(TASK) Set the lines down again exactly, first line through the line that contains "years = list(range(1977, 2025))", with no pictures.

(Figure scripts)

** START **

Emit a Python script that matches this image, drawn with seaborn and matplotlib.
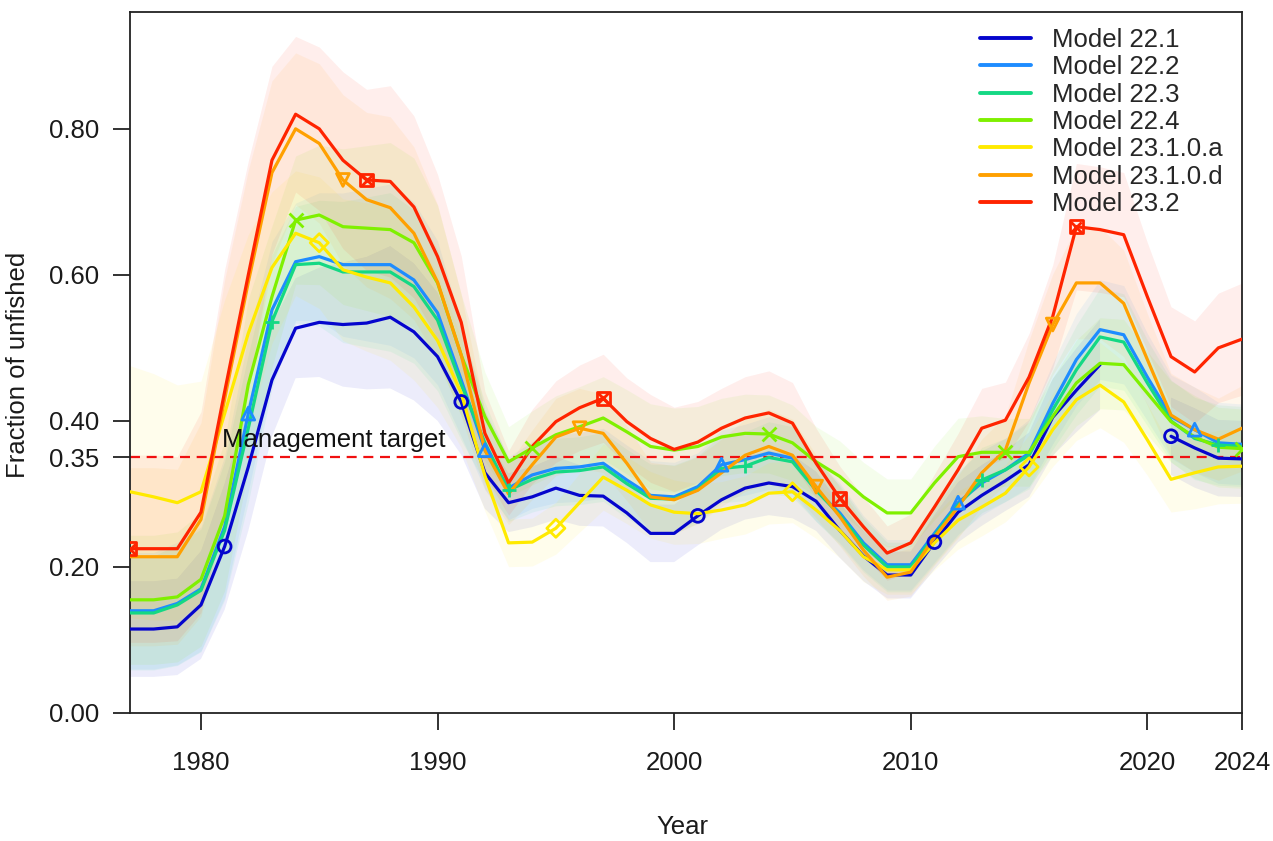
import numpy as np
import pandas as pd
import matplotlib
matplotlib.use("Agg")
import matplotlib.pyplot as plt
from matplotlib.lines import Line2D
import seaborn as sns

nan = np.nan
years = list(range(1977, 2025))

m22_1 = [0.115, 0.115, 0.118, 0.148, 0.228, 0.337, 0.456, 0.527, 0.535, 0.532,
         0.534, 0.542, 0.522, 0.488, 0.426, 0.329, 0.288, 0.296, 0.308, 0.298,
         0.297, 0.274, 0.246, 0.246, 0.270, 0.292, 0.308, 0.315, 0.310, 0.290,
         0.250, 0.215, 0.189, 0.189, 0.234, 0.275, 0.298, 0.318, 0.340, 0.405,
         0.442, 0.477, nan, nan, 0.379, 0.363, 0.349, 0.348]
m22_2 = [0.140, 0.140, 0.150, 0.170, 0.255, 0.410, 0.552, 0.618, 0.625, 0.614,
         0.614, 0.614, 0.593, 0.548, 0.456, 0.360, 0.308, 0.326, 0.335, 0.337,
         0.342, 0.319, 0.298, 0.296, 0.310, 0.340, 0.347, 0.356, 0.349, 0.305,
         0.274, 0.233, 0.203, 0.203, 0.246, 0.288, 0.315, 0.333, 0.356, 0.424,
         0.484, 0.525, 0.518, 0.460, 0.406, 0.388, 0.370, 0.368]
m22_3 = [0.137, 0.137, 0.148, 0.168, 0.250, 0.390, 0.536, 0.614, 0.616, 0.604,
         0.604, 0.604, 0.584, 0.538, 0.450, 0.370, 0.305, 0.320, 0.330, 0.332,
         0.337, 0.314, 0.294, 0.293, 0.306, 0.335, 0.338, 0.350, 0.344, 0.305,
         0.271, 0.230, 0.200, 0.200, 0.243, 0.285, 0.319, 0.333, 0.353, 0.415,
         0.470, 0.515, 0.508, 0.452, 0.400, 0.376, 0.367, 0.365]
m22_4 = [0.155, 0.155, 0.159, 0.183, 0.270, 0.450, 0.570, 0.675, 0.682, 0.666,
         0.664, 0.662, 0.644, 0.589, 0.490, 0.406, 0.344, 0.363, 0.381, 0.392,
         0.404, 0.385, 0.365, 0.360, 0.365, 0.378, 0.383, 0.382, 0.370, 0.344,
         0.324, 0.296, 0.274, 0.274, 0.315, 0.351, 0.357, 0.357, 0.357, 0.406,
         0.452, 0.479, 0.477, 0.438, 0.399, 0.378, 0.364, 0.362]
m23_1_0_a = [0.303, 0.296, 0.288, 0.303, 0.410, 0.520, 0.610, 0.657, 0.644, 0.607,
             0.597, 0.589, 0.556, 0.510, 0.438, 0.325, 0.233, 0.234, 0.253, 0.288,
             0.323, 0.305, 0.285, 0.275, 0.273, 0.278, 0.285, 0.301, 0.303, 0.278,
             0.250, 0.214, 0.196, 0.196, 0.233, 0.264, 0.282, 0.301, 0.337, 0.388,
             0.429, 0.449, 0.426, 0.374, 0.320, 0.329, 0.337, 0.338]
m23_1_0_d = [0.214, 0.214, 0.214, 0.265, 0.430, 0.590, 0.740, 0.800, 0.780, 0.730,
             0.703, 0.692, 0.657, 0.590, 0.490, 0.360, 0.300, 0.340, 0.378, 0.390,
             0.383, 0.342, 0.296, 0.292, 0.305, 0.329, 0.353, 0.365, 0.353, 0.310,
             0.269, 0.223, 0.186, 0.193, 0.241, 0.282, 0.329, 0.360, 0.452, 0.532,
             0.589, 0.589, 0.561, 0.484, 0.408, 0.388, 0.375, 0.390]
m23_2 = [0.225, 0.225, 0.225, 0.275, 0.440, 0.600, 0.757, 0.820, 0.800, 0.757,
         0.730, 0.728, 0.693, 0.625, 0.535, 0.383, 0.315, 0.365, 0.399, 0.418,
         0.431, 0.399, 0.376, 0.361, 0.371, 0.390, 0.404, 0.411, 0.397, 0.342,
         0.294, 0.255, 0.219, 0.233, 0.282, 0.333, 0.390, 0.401, 0.460, 0.543,
         0.666, 0.662, 0.655, 0.570, 0.488, 0.467, 0.500, 0.512]

# relative half-width of the interval around each estimate, by year
band_rel = [0.57, 0.57, 0.56, 0.50, 0.38, 0.26, 0.17, 0.13, 0.14, 0.16,
            0.17, 0.18, 0.18, 0.18, 0.17, 0.15, 0.14, 0.14, 0.14, 0.14,
            0.14, 0.15, 0.16, 0.16, 0.15, 0.14, 0.14, 0.14, 0.14, 0.14,
            0.15, 0.16, 0.17, 0.17, 0.16, 0.15, 0.14, 0.13, 0.13, 0.13,
            0.13, 0.13, 0.13, 0.13, 0.14, 0.15, 0.15, 0.15]

labels = ["Model 22.1", "Model 22.2", "Model 22.3", "Model 22.4",
          "Model 23.1.0.a", "Model 23.1.0.d", "Model 23.2"]
series = [m22_1, m22_2, m22_3, m22_4, m23_1_0_a, m23_1_0_d, m23_2]
colors = ["#0505CD", "#1E8CFF", "#14D884", "#7FF000", "#FFEA00", "#FFA000", "#FF2400"]
markers = ["o", "^", "+", "x", "D", "v", "s"]
marker_start = [1981, 1982, 1983, 1984, 1985, 1986, 1977]
target = 0.35

sns.set_theme(style="white")
plt.rcParams["font.family"] = ["Liberation Sans", "DejaVu Sans"]

fig = plt.figure(figsize=(12.73, 8.41), dpi=100)
ax = fig.add_axes([130 / 1273, 1 - 713 / 841, 1112 / 1273, 701 / 841])

yrs = np.array(years)
rel = np.array(band_rel)

# intervals first
for vals, col in zip(series, colors):
    v = np.array(vals, dtype=float)
    ax.fill_between(yrs, v * (1 - rel), v * (1 + rel), color=col, alpha=0.075, lw=0, zorder=1)

ax.axhline(target, color="#F01010", ls=(0, (4.5, 3)), lw=1.6, zorder=2)

for vals, col, mk, m0 in zip(series, colors, markers, marker_start):
    df = pd.DataFrame({"year": yrs, "value": np.array(vals, dtype=float)})
    df["seg"] = df["value"].isna().cumsum()
    df = df.dropna()
    sns.lineplot(data=df, x="year", y="value", units="seg", estimator=None,
                 color=col, lw=2.3, ax=ax, legend=False, zorder=3)
    pts = df[(df["year"] - m0) % 10 == 0]
    if mk in ("+", "x"):
        sns.scatterplot(data=pts, x="year", y="value", marker=mk, color=col,
                        s=100, linewidth=2, ax=ax, legend=False, zorder=4)
    else:
        sns.scatterplot(data=pts, x="year", y="value", marker=mk, facecolor="none",
                        edgecolor=col, s=85, linewidth=2, ax=ax, legend=False, zorder=4)
        if mk == "s":
            sns.scatterplot(data=pts, x="year", y="value", marker="x", color=col,
                            s=55, linewidth=2, ax=ax, legend=False, zorder=4)

ax.text(1980.9, 0.357, "Management target", fontsize=18.5, ha="left", va="bottom", color="#111111")

ax.set_xlim(1977, 2024)
ax.set_ylim(0, 0.96)
ax.set_xticks([1980, 1990, 2000, 2010, 2020, 2024])
ax.set_yticks([0.0, 0.2, target, 0.4, 0.6, 0.8])
ax.set_yticklabels(["0.00", "0.20", "0.35", "0.40", "0.60", "0.80"])
ax.tick_params(axis="both", direction="out", length=12, width=1.3, labelsize=18.5,
               color="#222222", labelcolor="#1a1a1a", bottom=True, left=True)
ax.tick_params(axis="x", pad=15)
ax.tick_params(axis="y", pad=10)
for sp in ax.spines.values():
    sp.set_visible(True)
    sp.set_color("#222222")
    sp.set_linewidth(1.3)

ax.set_xlabel("Year", fontsize=18.5, color="#1a1a1a")
ax.set_ylabel("Fraction of unfished", fontsize=18.5, color="#1a1a1a")
ax.xaxis.set_label_coords(0.497, -0.145)
ax.yaxis.set_label_coords(-0.09, 0.496)

handles = [Line2D([0], [0], color=c, lw=2.8) for c in colors]
ax.legend(handles, labels, loc="upper left", bbox_to_anchor=(0.764, 0.977),
          frameon=False, fontsize=18.5, handlelength=2.0, handletextpad=0.8,
          labelspacing=0.13, borderaxespad=0, borderpad=0)

fig.savefig("out.png", dpi=100)
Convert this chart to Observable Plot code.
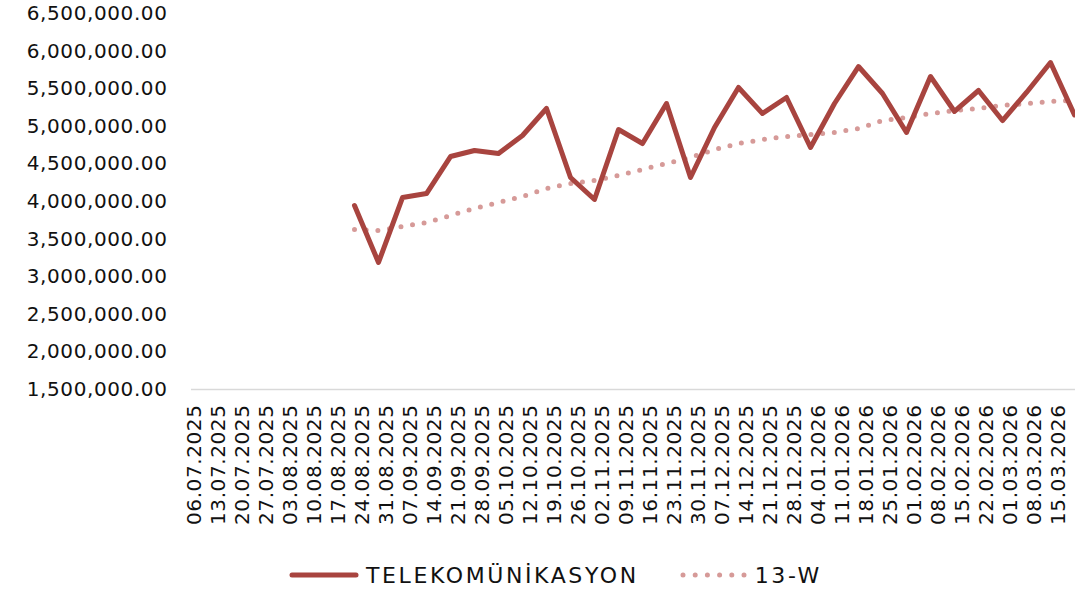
<!DOCTYPE html>
<html>
<head>
<meta charset="utf-8">
<script src="https://cdn.jsdelivr.net/npm/d3@7"></script>
<script src="https://cdn.jsdelivr.net/npm/@observablehq/plot@0.6"></script>
<style>
  html, body { margin: 0; padding: 0; background: #fff; overflow: hidden; }
  #wrap { position: relative; width: 1075px; height: 596px; font-family: "DejaVu Sans", sans-serif; }
  #legend { position: absolute; left: 288px; top: 560px; height: 30px; display: flex; align-items: center; font-size: 22px; color: #111; letter-spacing: 2.6px; }
  #legend .item { display: flex; align-items: center; }
</style>
</head>
<body>
<div id="wrap">
  <div id="chart"></div>
  <div id="legend">
    <div class="item">
      <svg width="72" height="20"><line x1="4" y1="10" x2="68" y2="10" stroke="#a8443f" stroke-width="5" stroke-linecap="round"/></svg>
      <span style="margin-left:6px">TELEKOMÜNİKASYON</span>
    </div>
    <div class="item" style="margin-left:40px">
      <svg width="70" height="20"><line x1="4" y1="10" x2="66" y2="10" stroke="#d69a98" stroke-width="5" stroke-linecap="round" stroke-dasharray="0 12.2"/></svg>
      <span style="margin-left:6px">13-W</span>
    </div>
  </div>
</div>
<script>
const dates = [
  "06.07.2025","13.07.2025","20.07.2025","27.07.2025","03.08.2025","10.08.2025","17.08.2025",
  "24.08.2025","31.08.2025","07.09.2025","14.09.2025","21.09.2025","28.09.2025","05.10.2025",
  "12.10.2025","19.10.2025","26.10.2025","02.11.2025","09.11.2025","16.11.2025","23.11.2025",
  "30.11.2025","07.12.2025","14.12.2025","21.12.2025","28.12.2025","04.01.2026","11.01.2026",
  "18.01.2026","25.01.2026","01.02.2026","08.02.2026","15.02.2026","22.02.2026","01.03.2026",
  "08.03.2026","15.03.2026","22.03.2026"
];
const tickLabels = dates.slice(0, 37);
const telekom = [
  null, null, null, null, null, null, null,
  3947000, 3189000, 4053000, 4106000, 4598000, 4678000, 4638000,
  4878000, 5237000, 4319000, 4027000, 4957000, 4771000, 5303000,
  4319000, 4984000, 5516000, 5170000, 5383000, 4718000, 5303000,
  5795000, 5436000, 4918000, 5662000, 5197000, 5476000, 5077000,
  5450000, 5848000, 5150000
];
const trend13w = [
  null, null, null, null, null, null, null,
  3628000, 3615000, 3668000, 3721000, 3814000, 3907000, 3987000,
  4066000, 4173000, 4239000, 4279000, 4346000, 4426000, 4505000,
  4585000, 4691000, 4771000, 4824000, 4864000, 4891000, 4918000,
  4971000, 5077000, 5117000, 5170000, 5210000, 5237000, 5277000,
  5303000, 5330000, 5343000
];
const yTicks = [1500000, 2000000, 2500000, 3000000, 3500000, 4000000, 4500000, 5000000, 5500000, 6000000, 6500000];

const rows = dates.map((d, i) => ({date: d, telekom: telekom[i], trend: trend13w[i]}));
const fmt = d3.format(",.2f");

const chart = Plot.plot({
  width: 1075,
  height: 550,
  marginLeft: 185,
  marginRight: 0,
  marginTop: 13,
  marginBottom: 161,
  style: {fontFamily: "DejaVu Sans, sans-serif", fontSize: "20px", color: "#111", background: "#fff", letterSpacing: "0.6px"},
  x: {type: "point", domain: dates, padding: 0},
  y: {domain: [1500000, 6500000]},
  marks: [
    Plot.ruleY([1500000], {stroke: "#d9d9d9", strokeWidth: 1.5, insetLeft: 6}),
    Plot.axisY({ticks: yTicks, tickFormat: fmt, tickSize: 0, tickPadding: 18, fontSize: 20, label: null}),
    Plot.axisX({ticks: tickLabels, tickSize: 0, tickPadding: 15, rotate: -90, textAnchor: "end", fontSize: 20, dx: 0, label: null}),
    Plot.line(rows, {x: "date", y: "trend", stroke: "#d69a98", strokeWidth: 5, strokeLinecap: "round", strokeDasharray: "0 11.7"}),
    Plot.line(rows, {x: "date", y: "telekom", stroke: "#a8443f", strokeWidth: 5})
  ]
});
document.getElementById("chart").appendChild(chart);
</script>
</body>
</html>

** END **

(EXERCISE SOLUTION)
Emit a Python script that matches this image, drawn with seaborn and matplotlib.
import numpy as np
import pandas as pd
import matplotlib
matplotlib.use("Agg")
import matplotlib.pyplot as plt
from matplotlib.lines import Line2D
import seaborn as sns

nan = np.nan
years = list(range(1977, 2025))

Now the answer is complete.